New York-based Optima Fund Management, a $6 billion hedge fund of funds, thinks farming is a growing business.
CEO Dixon Boardman announced last month that Optima has raised $100 million for a new fund called American Farmland Co., with the intention of acquiring about 10,000 acres of Arizona farmland and California vineyards in the next year.
According to Mr. Boardman, U.S. farmland boasts an average return of least 15% per year over the past five years, despite the credit crisis.
Attracted by the recent run-up in commodities prices, from soybeans to wheat to pepper, Optima is just the latest investor to join a growing club of gentleman-farmers.
Pharos Financial Group, a Moscow-based firm backed by financier George Soros, among others, launched its own agriculture-centered private equity fund in November.

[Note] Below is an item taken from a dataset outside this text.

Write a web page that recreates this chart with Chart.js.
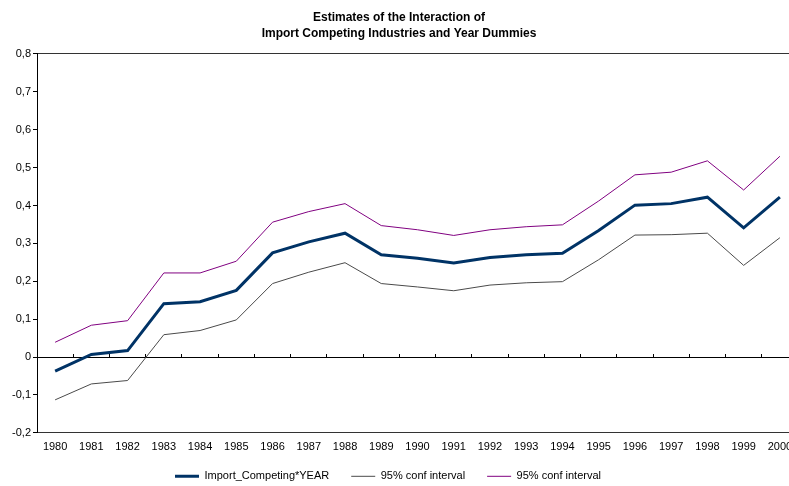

The $350 million Pharos Miro Agriculture Fund will be buying farmland in Eastern Europe, Central Asia and Africa.
The fund's investments will be managed by Miro Holdings International Ltd., a Dubai-based agriculture and timber conglomerate.
And London-based Barclays Capital started a farm fund in mid-2008 called the Global Agriculture Delta Fund, which is designed to give its clients in Hong Kong and Singapore better access to the Rogers International Commodity index.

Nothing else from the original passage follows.